Problem to solve:
Include in the output only the lines from the opening of the records through the line containing "const LINE = 25;", each printed exactly; pictures are omitted.

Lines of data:
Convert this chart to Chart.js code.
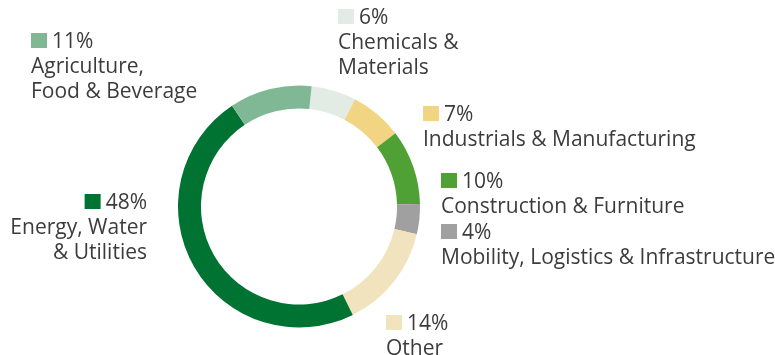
<!DOCTYPE html>
<html>
<head>
<meta charset="utf-8">
<script src="https://cdn.jsdelivr.net/npm/chart.js@4"></script>
<style>
  body { margin: 0; background: #fff; }
  canvas { display: block; }
</style>
</head>
<body>
<canvas id="myChart" width="775" height="355"></canvas>
<script>
// sectors, clockwise from just right of 12 o'clock
const sectors = ['Chemicals & Materials', 'Industrials & Manufacturing', 'Construction & Furniture',
  'Mobility, Logistics & Infrastructure', 'Other', 'Energy, Water & Utilities', 'Agriculture, Food & Beverage'];
const shares = [6, 7, 10, 4, 14, 48, 11];
const colours = ['#e2ece5', '#f1d583', '#4fa035', '#a0a0a0', '#f1e3bd', '#007232', '#80b895'];

// text lines under each percentage
const labelLines = [
  ['Chemicals &', 'Materials'],
  ['Industrials & Manufacturing'],
  ['Construction & Furniture'],
  ['Mobility, Logistics & Infrastructure'],
  ['Other'],
  ['Energy, Water', '& Utilities'],
  ['Agriculture,', 'Food & Beverage']
];

// where each label block sits: x, baseline of the % line, alignment
const labelPos = [
  { x: 338, y: 24, align: 'left' },
  { x: 423, y: 121, align: 'left' },
  { x: 441, y: 188, align: 'left' },
  { x: 441, y: 239, align: 'left' },
  { x: 386, y: 330, align: 'left' },
  { x: 147, y: 209, align: 'right' },
  { x: 31, y: 48, align: 'left' }
];

const FONT = '21px "Open Sans", sans-serif';
const LINE = 25;

const labelPlugin = {
  id: 'sectorLabels',
  afterDraw(chart) {
    const ctx = chart.ctx;
    ctx.save();
    ctx.font = FONT;
    ctx.textBaseline = 'alphabetic';
    shares.forEach(function (v, i) {
      const p = labelPos[i];
      const pct = v + '%';
      const bw = 16, bh = 15, gap = 5;
      const pw = ctx.measureText(pct).width;
      let boxX, pctX;
      if (p.align === 'left') {
        boxX = p.x;
        pctX = p.x + bw + gap;
      } else {
        pctX = p.x - pw;
        boxX = pctX - gap - bw;
      }
      ctx.fillStyle = colours[i];
      ctx.fillRect(boxX, p.y - bh, bw, bh);
      ctx.fillStyle = '#3c3c3c';
      ctx.textAlign = 'left';
      ctx.fillText(pct, pctX, p.y);
      ctx.textAlign = p.align;
      labelLines[i].forEach(function (t, j) {
        ctx.fillText(t, p.x, p.y + LINE * (j + 1));
      });
    });
    ctx.restore();
  }
};

const data = {
  labels: sectors,
  datasets: [{
    data: shares,
    backgroundColor: colours,
    borderWidth: 0
  }]
};

const config = {
  type: 'doughnut',
  data,
  options: {
    responsive: false,
    animation: false,
    rotation: 6,
    cutout: '81%',
    layout: {
      padding: { left: 178, right: 355, top: 85.5, bottom: 27.5 }
    },
    plugins: {
      legend: { display: false },
      tooltip: { enabled: false }
    }
  },
  plugins: [labelPlugin]
};

var myChart = new Chart(document.getElementById('myChart'), config);
</script>
</body>
</html>
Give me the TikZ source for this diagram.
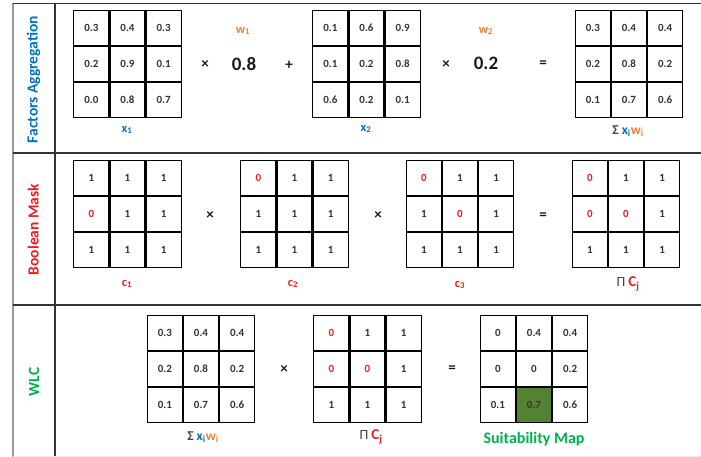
\documentclass[tikz,border=0pt]{standalone}
\usepackage{fontspec}
\setmainfont{Carlito}
\usetikzlibrary{matrix}
\definecolor{cblue}{RGB}{0,112,192}
\definecolor{cred}{RGB}{235,30,35}
\definecolor{cgreen}{RGB}{0,176,80}
\definecolor{corange}{RGB}{237,125,49}
\definecolor{cdkgreen}{RGB}{84,130,53}
\tikzset{
  grid/.style={matrix of nodes, inner sep=0pt, outer sep=0pt, column sep=0pt, row sep=0pt,
    nodes={draw=black, line width=1.1pt, minimum size=35pt, inner sep=0pt, outer sep=0pt, anchor=center,
      text=black!80, font=\bfseries\fontsize{11}{13}\selectfont}},
  rowlabel/.style={rotate=90, anchor=base, font=\bfseries\fontsize{15.5}{18}\selectfont},
  oper/.style={font=\bfseries\fontsize{15}{17}\selectfont, text=black!90},
  weight/.style={font=\bfseries\fontsize{19}{21}\selectfont, text=black!90},
  sublabel/.style={font=\bfseries\fontsize{12.5}{14}\selectfont},
  redv/.style={text=cred},
  frame/.style={line width=1.2pt, draw=black!80}
}
\begin{document}
\begin{tikzpicture}[x=1pt, y=-1pt]
\useasboundingbox (0,0) rectangle (701,457);
% frame
\draw[line width=1.8pt, draw=black!40] (13,3.5) -- (13,457);
\draw[frame] (13,3.5) -- (701,3.5);
\draw[frame] (55,3.5) -- (55,457);
\draw[frame] (13,153) -- (701,153);
\draw[frame] (13,305) -- (701,305);
\draw[line width=0.6pt, draw=black!8] (13,456) -- (701,456);
% row labels
\node[rowlabel, text=cblue] (lab1) at (37.5,79.5) {Factors Aggregation};
\node[rowlabel, text=cred] (lab2) at (38.5,229.5) {Boolean Mask};
\node[rowlabel, text=cgreen] (lab3) at (39,382) {WLC};
% ---- row 1
\matrix (X1) [grid] at (127.5,64) {
 0.3 & 0.4 & 0.3 \\ 0.2 & 0.9 & 0.1 \\ 0.0 & 0.8 & 0.7 \\ };
\matrix (X2) [grid] at (366.5,64) {
 0.1 & 0.6 & 0.9 \\ 0.1 & 0.2 & 0.8 \\ 0.6 & 0.2 & 0.1 \\ };
\matrix (S1) [grid] at (629,64) {
 0.3 & 0.4 & 0.4 \\ 0.2 & 0.8 & 0.2 \\ 0.1 & 0.7 & 0.6 \\ };
\node[oper] (t1) at (205,65) {×};
\node[weight] (w1v) at (244,64) {0.8};
\node[oper] (p1) at (289,65) {+};
\node[oper] (t2) at (446,65) {×};
\node[weight] (w2v) at (486,63) {0.2};
\node[oper] (e1) at (543,64) {=};
\node[sublabel, text=corange] (w1l) at (243,31) {w\textsubscript{1}};
\node[sublabel, text=corange] (w2l) at (486,31) {w\textsubscript{2}};
\node[sublabel, text=cblue] (x1l) at (127,130) {x\textsubscript{1}};
\node[sublabel, text=cblue] (x2l) at (366,129) {x\textsubscript{2}};
\node[sublabel, font=\bfseries\fontsize{13.5}{15}\selectfont] (s1l) at (628,131) {{\color{black!75}Σ} {\color{cblue}x\textsubscript{i}}{\color{corange}w\textsubscript{i}}};
% ---- row 2
\matrix (C1) [grid] at (127.5,214) {
 1 & 1 & 1 \\ |[redv]| 0 & 1 & 1 \\ 1 & 1 & 1 \\ };
\matrix (C2) [grid] at (294.5,214) {
 |[redv]| 0 & 1 & 1 \\ 1 & 1 & 1 \\ 1 & 1 & 1 \\ };
\matrix (C3) [grid] at (460,214) {
 |[redv]| 0 & 1 & 1 \\ 1 & |[redv]| 0 & 1 \\ 1 & 1 & 1 \\ };
\matrix (P1) [grid] at (626,214) {
 |[redv]| 0 & 1 & 1 \\ |[redv]| 0 & |[redv]| 0 & 1 \\ 1 & 1 & 1 \\ };
\node[oper] (t3) at (210,216) {×};
\node[oper] (t4) at (378,216) {×};
\node[oper] (e2) at (543,216) {=};
\node[sublabel, text=cred] (c1l) at (127,284) {c\textsubscript{1}};
\node[sublabel, text=cred] (c2l) at (293,284) {c\textsubscript{2}};
\node[sublabel, text=cred] (c3l) at (460,285) {c\textsubscript{3}};
\node[sublabel, font=\fontsize{14}{16}\selectfont] (p1l) at (628,284) {{\color{black!75}Π} {\color{cred}\bfseries\fontsize{15}{17}\selectfont C\textsubscript{j}}};
% ---- row 3
\matrix (S2) [grid] at (201,369) {
 0.3 & 0.4 & 0.4 \\ 0.2 & 0.8 & 0.2 \\ 0.1 & 0.7 & 0.6 \\ };
\matrix (P2) [grid] at (367.5,369) {
 |[redv]| 0 & 1 & 1 \\ |[redv]| 0 & |[redv]| 0 & 1 \\ 1 & 1 & 1 \\ };
\matrix (M) [grid] at (534,369) {
 0 & 0.4 & 0.4 \\ 0 & 0 & 0.2 \\ 0.1 & |[fill=cdkgreen]| 0.7 & 0.6 \\ };
\node[oper] (t5) at (284,369) {×};
\node[oper] (e3) at (452,369) {=};
\node[sublabel, font=\bfseries\fontsize{13.5}{15}\selectfont] (s2l) at (203,437) {{\color{black!75}Σ} {\color{cblue}x\textsubscript{i}}{\color{corange}w\textsubscript{i}}};
\node[sublabel, font=\fontsize{14}{16}\selectfont] (p2l) at (371,437) {{\color{black!75}Π} {\color{cred}\bfseries\fontsize{15}{17}\selectfont C\textsubscript{j}}};
\node[font=\bfseries\fontsize{16}{18}\selectfont, text=cgreen] (sml) at (534,439) {Suitability Map};
\end{tikzpicture}
\end{document}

Answer for the task:
Convert this chart to Chart.js code.
<!DOCTYPE html>
<html>
<head>
<meta charset="utf-8">
<script src="https://cdn.jsdelivr.net/npm/chart.js@4"></script>
<style>
  body { margin: 0; background: #fff; }
  canvas { display: block; }
</style>
</head>
<body>
<canvas id="myChart" width="775" height="355"></canvas>
<script>
// sectors, clockwise from just right of 12 o'clock
const sectors = ['Chemicals & Materials', 'Industrials & Manufacturing', 'Construction & Furniture',
  'Mobility, Logistics & Infrastructure', 'Other', 'Energy, Water & Utilities', 'Agriculture, Food & Beverage'];
const shares = [6, 7, 10, 4, 14, 48, 11];
const colours = ['#e2ece5', '#f1d583', '#4fa035', '#a0a0a0', '#f1e3bd', '#007232', '#80b895'];

// text lines under each percentage
const labelLines = [
  ['Chemicals &', 'Materials'],
  ['Industrials & Manufacturing'],
  ['Construction & Furniture'],
  ['Mobility, Logistics & Infrastructure'],
  ['Other'],
  ['Energy, Water', '& Utilities'],
  ['Agriculture,', 'Food & Beverage']
];

// where each label block sits: x, baseline of the % line, alignment
const labelPos = [
  { x: 338, y: 24, align: 'left' },
  { x: 423, y: 121, align: 'left' },
  { x: 441, y: 188, align: 'left' },
  { x: 441, y: 239, align: 'left' },
  { x: 386, y: 330, align: 'left' },
  { x: 147, y: 209, align: 'right' },
  { x: 31, y: 48, align: 'left' }
];

const FONT = '21px "Open Sans", sans-serif';
const LINE = 25;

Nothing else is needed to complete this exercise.